The following comes from a Sept. 7 posting on the website Whispers in the Loggia.

It’s not intentional – we think – but whatever the reason, Stateside holidays in the reign of Francis have invariably brought significant developments on the Vatican beat, whether they’re PopeTrips over Memorial Day and Thanksgiving, doc-drops on the 4th of July or Consistories every President’s Weekend…

…and lo and behold, just when this Labor Day was finally looking to be a last gasp of calm two weeks before his arrival in Washington, he did it again: at Roman Noon this Monday, the Holy See suddenly announced a major midday press conference tomorrow to release two surprise legal texts “on the reform of the canonical process for causes of the declaration of the nullity of marriage”: put simply, the ever-charged question of annulments.

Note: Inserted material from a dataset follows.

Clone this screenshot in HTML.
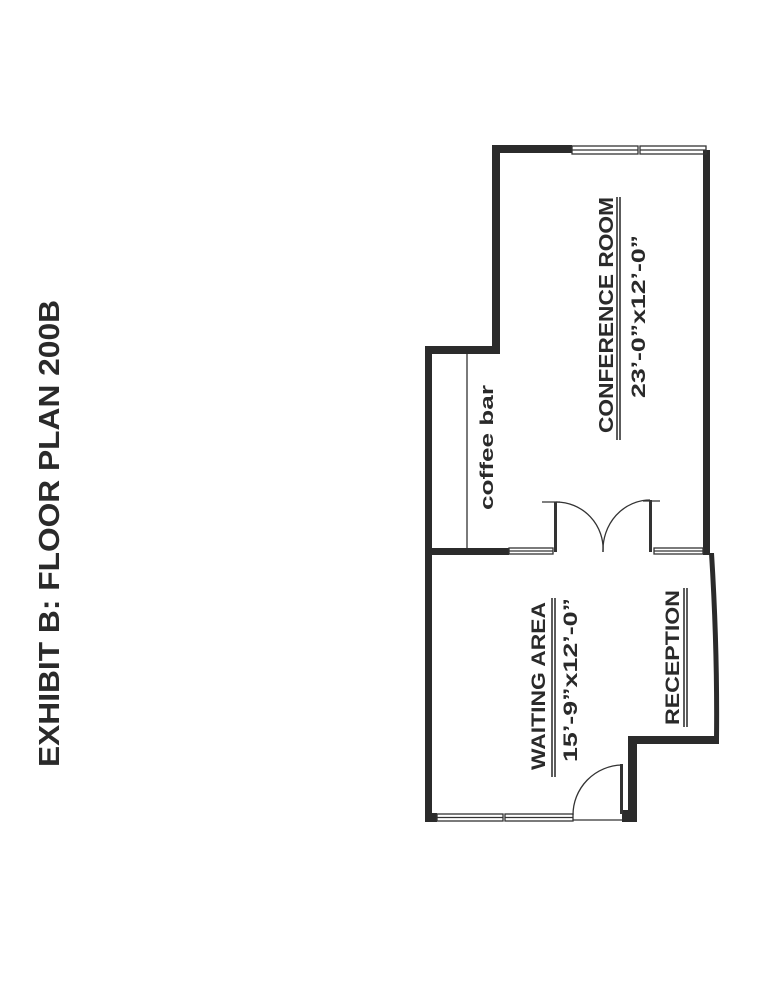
<!DOCTYPE html>
<html><head><meta charset="utf-8"><style>
html,body{margin:0;padding:0;background:#fff;}
svg{display:block;}
text{font-family:"Liberation Sans",Arial,sans-serif;font-weight:bold;fill:#2a2a2a;}
</style></head><body>
<svg width="779" height="1008" viewBox="0 0 779 1008" xmlns="http://www.w3.org/2000/svg">
<rect width="779" height="1008" fill="#fff"/>
<!-- title -->
<text transform="translate(59,767) rotate(-90)" font-size="29" textLength="467" lengthAdjust="spacingAndGlyphs" fill="#333">EXHIBIT B: FLOOR PLAN 200B</text>

<g fill="#2b2b2b">
<rect x="492" y="145" width="80" height="8"/>
<rect x="492" y="145" width="8" height="209"/>
<rect x="425" y="346" width="75" height="8"/>
<rect x="425" y="346" width="7" height="476"/>
<rect x="703" y="150" width="7" height="405"/>
<rect x="425" y="548" width="84" height="7"/>
<path d="M709,553 L714,553 Q720,650 719,740 L714,740 Q715,650 709,553 Z"/>
<rect x="628" y="736" width="91" height="8"/>
<rect x="628" y="736" width="9" height="86"/>
<rect x="622" y="810" width="15" height="12"/>
<rect x="425" y="813" width="12" height="9"/>
</g>

<g fill="none" stroke="#333" stroke-width="1.3">
<rect x="572" y="146" width="66" height="8"/>
<line x1="572" y1="150" x2="638" y2="150"/>
<rect x="640" y="146" width="66" height="8"/>
<line x1="640" y1="150" x2="706" y2="150"/>
<rect x="509" y="548" width="44" height="6"/>
<line x1="509" y1="551" x2="553" y2="551"/>
<rect x="654" y="548" width="49" height="6"/>
<line x1="654" y1="551" x2="703" y2="551"/>
<rect x="437" y="814" width="66" height="7"/>
<line x1="437" y1="817.5" x2="503" y2="817.5"/>
<rect x="505" y="814" width="68" height="7"/>
<line x1="505" y1="817.5" x2="573" y2="817.5"/>
<line x1="573" y1="820" x2="622" y2="820"/>
<line x1="467" y1="354" x2="467" y2="548"/>
<line x1="542" y1="502" x2="560" y2="502"/>
<line x1="643" y1="501" x2="660" y2="501"/>
<path d="M556,502 A47,47 0 0 1 603,552"/>
<path d="M650,500 A47,50 0 0 0 603,552"/>
<path d="M622,765 A50,50 0 0 0 573,815"/>
</g>
<g fill="#333">
<rect x="554" y="502" width="3" height="50"/>
<rect x="649" y="500" width="3" height="52"/>
<rect x="620" y="764" width="3" height="50"/>
</g>

<g stroke="#333" stroke-width="1.6">
<line x1="617" y1="197" x2="617" y2="440"/>
<line x1="620" y1="197" x2="620" y2="440"/>
<line x1="552" y1="598" x2="552" y2="777"/>
<line x1="555" y1="598" x2="555" y2="777"/>
<line x1="684" y1="588" x2="684" y2="727"/>
<line x1="687" y1="588" x2="687" y2="727"/>
</g>

<text transform="translate(613,433) rotate(-90)" font-size="20" textLength="236" lengthAdjust="spacingAndGlyphs">CONFERENCE ROOM</text>
<text transform="translate(645,398) rotate(-90)" font-size="19" textLength="163" lengthAdjust="spacingAndGlyphs">23’-0”x12’-0”</text>
<text transform="translate(493,510) rotate(-90)" font-size="18" textLength="125" lengthAdjust="spacingAndGlyphs">coffee bar</text>
<text transform="translate(545,770) rotate(-90)" font-size="19" textLength="168" lengthAdjust="spacingAndGlyphs">WAITING AREA</text>
<text transform="translate(577,762) rotate(-90)" font-size="19" textLength="164" lengthAdjust="spacingAndGlyphs">15’-9”x12’-0”</text>
<text transform="translate(679,725) rotate(-90)" font-size="19" textLength="135" lengthAdjust="spacingAndGlyphs">RECEPTION</text>
</svg>
</body></html>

Closing out the work of an ad hoc group of a dozen canonists Francis tasked with studying the issue in the quiet of August last year, the documents – both issued motu proprio (i.e. on the Pope’s own initiative) – will be called Mitis Iudex Dominus Iesus (“The Gentle Judge, The Lord Jesus”) for the Latin Code of Canon Law, and Mitis et misericors Iesus (“The Meek and Merciful Jesus”) for the 1991 text governing the Eastern Churches.

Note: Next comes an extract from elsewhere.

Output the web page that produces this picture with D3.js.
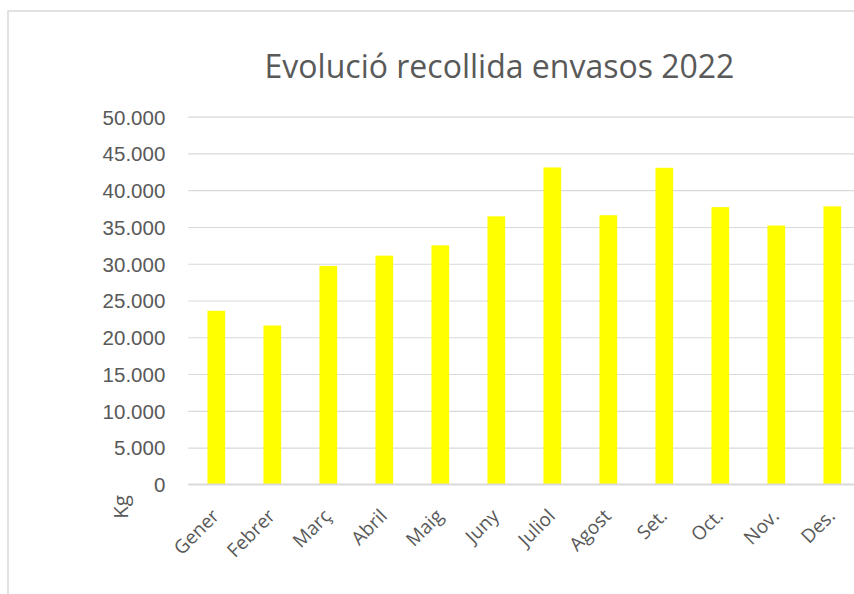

That the release of the texts was announced only on the eve of their publication – a striking contrast to the usual week’s notice for major Vatican documents – signals the Pope’s intent for the move to come as a complete surprise, and as an ostensible means of short-circuiting any attempt by critics of the changes to derail whatever he’s decided. In addition, that the commission completed its work in roughly a year is about the closest thing you’ll see to “lightning speed” for a process of this kind: to use a counter-example, the consultation and drafting of Benedict XVI’s tightened-up global norms on sex-abuse extended over at least three years before their release in 2010.

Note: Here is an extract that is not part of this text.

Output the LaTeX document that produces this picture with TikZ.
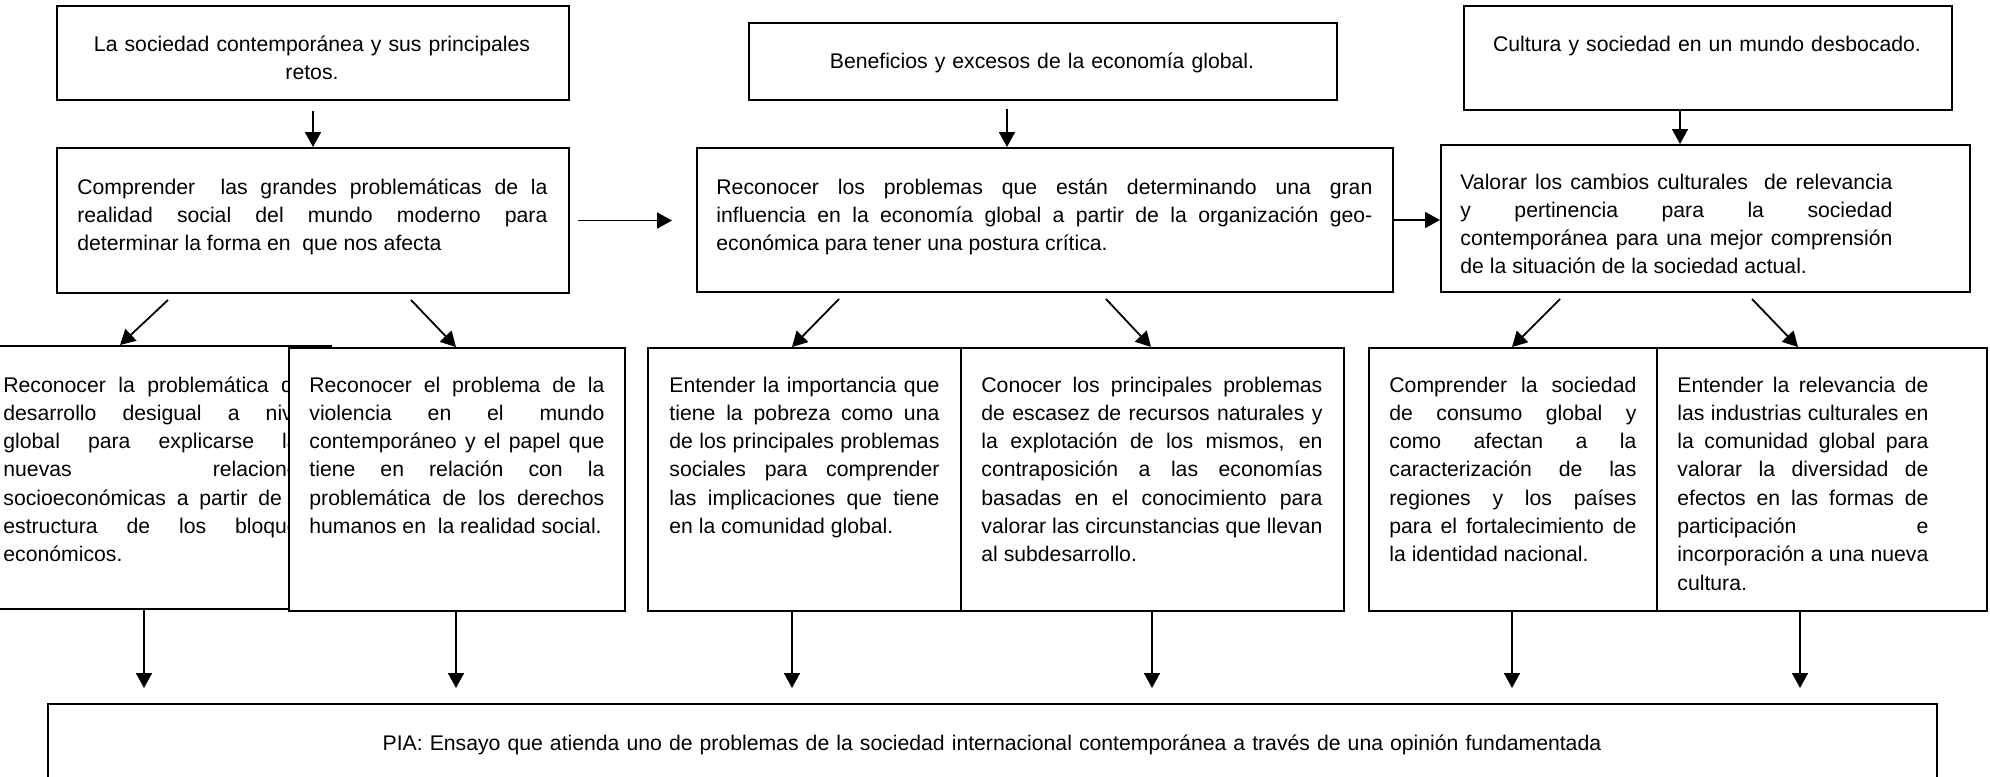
\documentclass[tikz,border=0pt]{standalone}
\usepackage{fontspec}
\setmainfont{Liberation Sans}
\usetikzlibrary{arrows.meta,calc}
\newcommand\jl[1]{\makebox[\hsize][s]{\spaceskip=0pt\xspaceskip=0pt\relax #1}\\}
\newcommand\lastln[1]{\mbox{#1}}
\begin{document}
\begin{tikzpicture}[x=0.5pt,y=-0.5pt,
  box/.style={draw, line width=1pt, fill=white, inner sep=0pt, anchor=north west},
  txt/.style={inner sep=0pt, anchor=base west, align=justify, font=\fontsize{10.6pt}{14.15pt}\selectfont},
  ctxt/.style={inner sep=0pt, anchor=base, align=center, font=\fontsize{10.6pt}{14.15pt}\selectfont},
  arr/.style={line width=0.9pt, -{Triangle[length=7.5pt,width=8pt]}}]
\useasboundingbox (0,0) rectangle (1990,776);

% top row
\node[box, minimum width=256pt, minimum height=47pt] (T1) at (56,5) {};
\node[ctxt, text width=250pt] (tT1) at (312,51) {La sociedad contemporánea y sus principales\\ retos.};
\node[box, minimum width=294pt, minimum height=38.5pt] (T2) at (748,22) {};
\node[ctxt, text width=280pt] (tT2) at (1042,68) {Beneficios y excesos de la economía global.};
\node[box, minimum width=244pt, minimum height=52pt] (T3) at (1463,5) {};
\node[ctxt, text width=240pt] (tT3) at (1707,51) {Cultura y sociedad en un mundo desbocado.};

% objectives row
\node[box, minimum width=256pt, minimum height=72.5pt] (O1) at (56,147) {};
\node[txt, text width=235pt] (tO1) at (77,194) {\jl{Comprender~~las grandes problemáticas de la}
\jl{realidad social del mundo moderno para}
\lastln{determinar la forma en~~que nos afecta}};
\node[box, minimum width=348pt, minimum height=72pt] (O2) at (696,147) {};
\node[txt, text width=328pt] (tO2) at (716,194) {\jl{Reconocer los problemas que están determinando una gran}
\jl{influencia en la economía global a partir de la organización geo-}
\lastln{económica para tener una postura crítica.}};
\node[box, minimum width=264.5pt, minimum height=73.5pt] (O3) at (1440,144) {};
\node[txt, text width=216pt] (tO3) at (1460,189) {\jl{Valorar los cambios culturales~~de relevancia}
\jl{y pertinencia para la sociedad}
\jl{contemporánea para una mejor comprensión}
\lastln{de la situación de la sociedad actual.}};

% lower row
\node[box, minimum width=170pt, minimum height=131.5pt] (A) at (-10,345) {};
\begin{scope}
\clip (0,340) rectangle (288,620);
\node[txt, text width=153pt] (tA) at (3,392) {\jl{Reconocer la problemática del}
\jl{desarrollo desigual a nivel}
\jl{global para explicarse las}
\jl{nuevas relaciones}
\jl{socioeconómicas a partir de la}
\jl{estructura de los bloques}
\lastln{económicos.}};
\end{scope}
\node[box, minimum width=168pt, minimum height=131.5pt] (B) at (288,347) {};
\node[txt, text width=147.5pt] (tB) at (309,392) {\jl{Reconocer el problema de la}
\jl{violencia en el mundo}
\jl{contemporáneo y el papel que}
\jl{tiene en relación con la}
\jl{problemática de los derechos}
\lastln{humanos en~~la realidad social.}};
\node[box, minimum width=156.5pt, minimum height=131.5pt] (C) at (647,347) {};
\node[txt, text width=135pt] (tC) at (669,392) {\jl{Entender la importancia que}
\jl{tiene la pobreza como una}
\jl{de los principales problemas}
\jl{sociales para comprender}
\jl{las implicaciones que tiene}
\lastln{en la comunidad global.}};
\node[box, minimum width=191.5pt, minimum height=131.5pt] (D) at (960,347) {};
\node[txt, text width=170.5pt] (tD) at (981,392) {\jl{Conocer los principales problemas}
\jl{de escasez de recursos naturales y}
\jl{la explotación de los mismos, en}
\jl{contraposición a las economías}
\jl{basadas en el conocimiento para}
\jl{valorar las circunstancias que llevan}
\lastln{al subdesarrollo.}};
\node[box, minimum width=144pt, minimum height=131.5pt] (E) at (1368,347) {};
\node[txt, text width=123.5pt] (tE) at (1389,392) {\jl{Comprender la sociedad}
\jl{de consumo global y}
\jl{como afectan a la}
\jl{caracterización de las}
\jl{regiones y los países}
\jl{para el fortalecimiento de}
\lastln{la identidad nacional.}};
\node[box, minimum width=165pt, minimum height=131.5pt] (F) at (1656,347) {};
\node[txt, text width=125.5pt] (tF) at (1677,392) {\jl{Entender la relevancia de}
\jl{las industrias culturales en}
\jl{la comunidad global para}
\jl{valorar la diversidad de}
\jl{efectos en las formas de}
\jl{participación e}
\jl{incorporación a una nueva}
\lastln{cultura.}};

% final box
\node[inner sep=0pt, anchor=north west, minimum width=944pt, minimum height=36pt] (pia) at (48,704) {};
\draw[line width=1pt] (pia.south west) -- (pia.north west) -- (pia.north east) -- (pia.south east);
\node[ctxt, text width=900pt] (tpia) at (992,750) {PIA: Ensayo que atienda uno de problemas de la sociedad internacional contemporánea a través de una opinión fundamentada};

% arrows top -> objectives
\draw[arr, shorten <=5pt] (T1.south) -- (O1.north);
\draw[arr, shorten <=4pt] ([xshift=129.5pt]T2.south west) -- ([xshift=155.5pt]O2.north west);
\draw[arr] ([xshift=108.5pt]T3.south west) -- ([xshift=120pt]O3.north west);
\draw[arr, shorten <=4pt, shorten >=12pt] (O1.east) -- (O1.east -| O2.west);
\draw[arr] (O2.east) -- (O2.east -| O3.west);

% diagonal arrows
\draw[arr] ([xshift=56pt,yshift=-3pt]O1.south west) -- ([xshift=65pt]A.north west);
\draw[arr] ([xshift=177.5pt,yshift=-3pt]O1.south west) -- ([xshift=84pt]B.north west);
\draw[arr] ([xshift=71.5pt,yshift=-3pt]O2.south west) -- ([xshift=72.5pt]C.north west);
\draw[arr] ([xshift=205pt,yshift=-3pt]O2.south west) -- ([xshift=95.5pt]D.north west);
\draw[arr] ([xshift=60pt,yshift=-3pt]O3.south west) -- ([xshift=72pt]E.north west);
\draw[arr] ([xshift=156pt,yshift=-3pt]O3.south west) -- ([xshift=71pt]F.north west);

% down arrows to PIA
\coordinate (dA) at ([xshift=77pt]A.south west);
\coordinate (dB) at ([xshift=84pt]B.south west);
\coordinate (dC) at ([xshift=72.5pt]C.south west);
\coordinate (dD) at ([xshift=96pt]D.south west);
\coordinate (dE) at ([xshift=72pt]E.south west);
\coordinate (dF) at ([xshift=72pt]F.south west);
\foreach \c in {dA,dB,dC,dD,dE,dF}
  \draw[arr, shorten >=8pt] (\c) -- (\c |- pia.north);
\end{tikzpicture}
\end{document}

While no specifics of their contents are yet known, the announced titles and formats of the texts hint not only at the most significant revamp of annulment procedures at least since the 1983 publication of the revised Latin Code – and, unlike then, a loosening of the process this time – but likewise an overhaul of the relevant canons in each of the volumes which would enact a permanent, global, perhaps sweeping change to the laws overseeing the church’s discernment of whether a valid sacramental marriage indeed exists.